***** Collected material
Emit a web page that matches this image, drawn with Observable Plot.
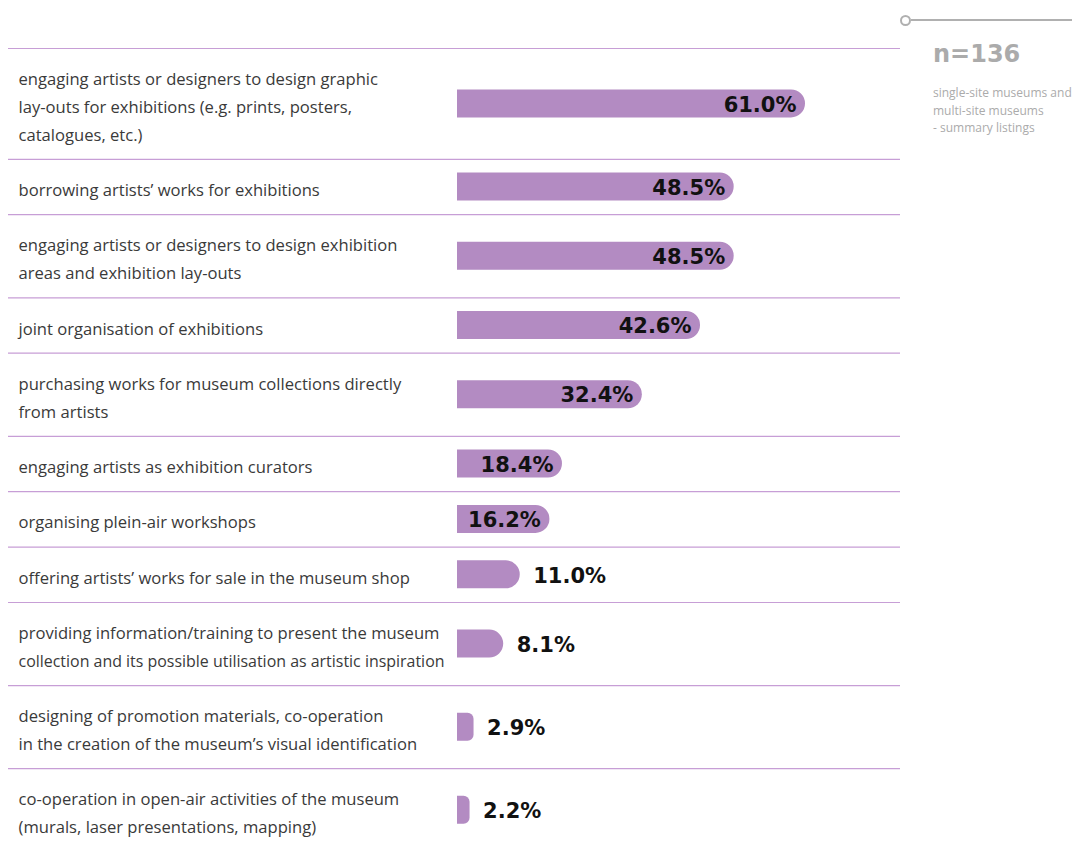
<!DOCTYPE html>
<html>
<head>
<meta charset="utf-8">
<script src="https://cdn.jsdelivr.net/npm/d3@7"></script>
<script src="https://cdn.jsdelivr.net/npm/@observablehq/plot@0.6"></script>
<style>
  html, body { margin: 0; padding: 0; background: #fff; }
  #wrap { position: relative; width: 1072px; height: 845px; overflow: hidden; font-family: "Open Sans", sans-serif; }
  #note { position: absolute; left: 933px; top: 38px; color: #ababab; }
  #note .n { font-family: "DejaVu Sans", sans-serif; font-size: 24px; font-weight: 700; line-height: 32px; }
  #note .d { font-size: 12px; line-height: 17.5px; margin-top: 14px; }
  #pin { position: absolute; left: 900px; top: 15px; width: 172px; height: 12px; }
  #pin .c { position: absolute; left: 0; top: 0px; width: 7px; height: 7px; border: 2px solid #b0b0b0; border-radius: 50%; background: #fff; }
  #pin .l { position: absolute; left: 11px; top: 3.5px; right: 0; height: 2.5px; background: #b0b0b0; }
</style>
</head>
<body>
<div id="wrap">
  <div id="chart"></div>
  <div id="pin"><div class="l"></div><div class="c"></div></div>
  <div id="note">
    <div class="n">n=136</div>
    <div class="d">single-site museums and<br>multi-site museums<br>- summary listings</div>
  </div>
</div>
<script>
const categories = [
  "engaging artists or designers to design graphic\nlay-outs for exhibitions (e.g. prints, posters,\ncatalogues, etc.)",
  "borrowing artists’ works for exhibitions",
  "engaging artists or designers to design exhibition\nareas and exhibition lay-outs",
  "joint organisation of exhibitions",
  "purchasing works for museum collections directly\nfrom artists",
  "engaging artists as exhibition curators",
  "organising plein-air workshops",
  "offering artists’ works for sale in the museum shop",
  "providing information/training to present the museum\ncollection and its possible utilisation as artistic inspiration",
  "designing of promotion materials, co-operation\nin the creation of the museum’s visual identification",
  "co-operation in open-air activities of the museum\n(murals, laser presentations, mapping)"
];
const values = [61.0, 48.5, 48.5, 42.6, 32.4, 18.4, 16.2, 11.0, 8.1, 2.9, 2.2];

// Build rows: each row's height (in line units) = number of text lines + 1
let acc = 0;
const rows = categories.map((c, i) => {
  const lines = c.split("\n").length;
  const r = {label: c, value: values[i], y1: acc, y2: acc + lines + 1};
  r.mid = (r.y1 + r.y2) / 2;
  acc = r.y2;
  return r;
});
const totalUnits = acc;
const unitPx = 27.7;
const barHalf = 14 / unitPx;

const valueFont = "'DejaVu Sans', sans-serif";
const barOpts = {x1: 0, x2: "value", y1: d => d.mid - barHalf, y2: d => d.mid + barHalf, fill: "#b38bc2"};

const chart = Plot.plot({
  width: 1072,
  height: 845,
  marginLeft: 8,
  marginRight: 172,
  marginTop: 0,
  marginBottom: 0,
  x: {domain: [0, 61], range: [457, 805], axis: null},
  y: {domain: [0, totalUnits], range: [48, 48 + totalUnits * unitPx], axis: null},
  style: {fontFamily: "'Open Sans', sans-serif", background: "#fff"},
  marks: [
    Plot.ruleY(rows, {y: "y1", stroke: "#c79ed6", strokeWidth: 1.2}),
    Plot.rect(rows.filter(d => d.value >= 5), {...barOpts, rx2: 14}),
    Plot.rect(rows.filter(d => d.value < 5), {...barOpts, rx2: 6}),
    Plot.text(rows, {text: "label", y: "mid", frameAnchor: "left", dx: 10, textAnchor: "start", lineAnchor: "middle", lineHeight: 1.7, fontSize: 16.6, fill: "#3a3a3a"}),
    Plot.text(rows.filter(d => d.value >= 15), {x: "value", y: "mid", text: d => d.value.toFixed(1) + "%", textAnchor: "end", dx: -9, dy: 1, fontSize: 21, fontWeight: 700, fontFamily: valueFont, fill: "#111"}),
    Plot.text(rows.filter(d => d.value < 15), {x: "value", y: "mid", text: d => d.value.toFixed(1) + "%", textAnchor: "start", dx: 13, dy: 1, fontSize: 21, fontWeight: 700, fontFamily: valueFont, fill: "#111"})
  ]
});
document.getElementById("chart").appendChild(chart);

// Fit overly long label lines into the space left of the bars
chart.querySelectorAll("g[aria-label='text'] text").forEach(t => {
  const spans = t.querySelectorAll("tspan");
  const items = spans.length ? Array.from(spans) : [t];
  items.forEach(s => {
    const len = s.getComputedTextLength();
    if (len > 428 && len < 600) {
      s.setAttribute("textLength", 426);
      s.setAttribute("lengthAdjust", "spacingAndGlyphs");
    }
  });
});
</script>
</body>
</html>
**********
__Written instruction__
Copy every line above word for word and exclude the pictures.

__Reply__
Emit a web page that matches this image, drawn with Observable Plot.
<!DOCTYPE html>
<html>
<head>
<meta charset="utf-8">
<script src="https://cdn.jsdelivr.net/npm/d3@7"></script>
<script src="https://cdn.jsdelivr.net/npm/@observablehq/plot@0.6"></script>
<style>
  html, body { margin: 0; padding: 0; background: #fff; }
  #wrap { position: relative; width: 1072px; height: 845px; overflow: hidden; font-family: "Open Sans", sans-serif; }
  #note { position: absolute; left: 933px; top: 38px; color: #ababab; }
  #note .n { font-family: "DejaVu Sans", sans-serif; font-size: 24px; font-weight: 700; line-height: 32px; }
  #note .d { font-size: 12px; line-height: 17.5px; margin-top: 14px; }
  #pin { position: absolute; left: 900px; top: 15px; width: 172px; height: 12px; }
  #pin .c { position: absolute; left: 0; top: 0px; width: 7px; height: 7px; border: 2px solid #b0b0b0; border-radius: 50%; background: #fff; }
  #pin .l { position: absolute; left: 11px; top: 3.5px; right: 0; height: 2.5px; background: #b0b0b0; }
</style>
</head>
<body>
<div id="wrap">
  <div id="chart"></div>
  <div id="pin"><div class="l"></div><div class="c"></div></div>
  <div id="note">
    <div class="n">n=136</div>
    <div class="d">single-site museums and<br>multi-site museums<br>- summary listings</div>
  </div>
</div>
<script>
const categories = [
  "engaging artists or designers to design graphic\nlay-outs for exhibitions (e.g. prints, posters,\ncatalogues, etc.)",
  "borrowing artists’ works for exhibitions",
  "engaging artists or designers to design exhibition\nareas and exhibition lay-outs",
  "joint organisation of exhibitions",
  "purchasing works for museum collections directly\nfrom artists",
  "engaging artists as exhibition curators",
  "organising plein-air workshops",
  "offering artists’ works for sale in the museum shop",
  "providing information/training to present the museum\ncollection and its possible utilisation as artistic inspiration",
  "designing of promotion materials, co-operation\nin the creation of the museum’s visual identification",
  "co-operation in open-air activities of the museum\n(murals, laser presentations, mapping)"
];
const values = [61.0, 48.5, 48.5, 42.6, 32.4, 18.4, 16.2, 11.0, 8.1, 2.9, 2.2];

// Build rows: each row's height (in line units) = number of text lines + 1
let acc = 0;
const rows = categories.map((c, i) => {
  const lines = c.split("\n").length;
  const r = {label: c, value: values[i], y1: acc, y2: acc + lines + 1};
  r.mid = (r.y1 + r.y2) / 2;
  acc = r.y2;
  return r;
});
const totalUnits = acc;
const unitPx = 27.7;
const barHalf = 14 / unitPx;

const valueFont = "'DejaVu Sans', sans-serif";
const barOpts = {x1: 0, x2: "value", y1: d => d.mid - barHalf, y2: d => d.mid + barHalf, fill: "#b38bc2"};

const chart = Plot.plot({
  width: 1072,
  height: 845,
  marginLeft: 8,
  marginRight: 172,
  marginTop: 0,
  marginBottom: 0,
  x: {domain: [0, 61], range: [457, 805], axis: null},
  y: {domain: [0, totalUnits], range: [48, 48 + totalUnits * unitPx], axis: null},
  style: {fontFamily: "'Open Sans', sans-serif", background: "#fff"},
  marks: [
    Plot.ruleY(rows, {y: "y1", stroke: "#c79ed6", strokeWidth: 1.2}),
    Plot.rect(rows.filter(d => d.value >= 5), {...barOpts, rx2: 14}),
    Plot.rect(rows.filter(d => d.value < 5), {...barOpts, rx2: 6}),
    Plot.text(rows, {text: "label", y: "mid", frameAnchor: "left", dx: 10, textAnchor: "start", lineAnchor: "middle", lineHeight: 1.7, fontSize: 16.6, fill: "#3a3a3a"}),
    Plot.text(rows.filter(d => d.value >= 15), {x: "value", y: "mid", text: d => d.value.toFixed(1) + "%", textAnchor: "end", dx: -9, dy: 1, fontSize: 21, fontWeight: 700, fontFamily: valueFont, fill: "#111"}),
    Plot.text(rows.filter(d => d.value < 15), {x: "value", y: "mid", text: d => d.value.toFixed(1) + "%", textAnchor: "start", dx: 13, dy: 1, fontSize: 21, fontWeight: 700, fontFamily: valueFont, fill: "#111"})
  ]
});
document.getElementById("chart").appendChild(chart);

// Fit overly long label lines into the space left of the bars
chart.querySelectorAll("g[aria-label='text'] text").forEach(t => {
  const spans = t.querySelectorAll("tspan");
  const items = spans.length ? Array.from(spans) : [t];
  items.forEach(s => {
    const len = s.getComputedTextLength();
    if (len > 428 && len < 600) {
      s.setAttribute("textLength", 426);
      s.setAttribute("lengthAdjust", "spacingAndGlyphs");
    }
  });
});
</script>
</body>
</html>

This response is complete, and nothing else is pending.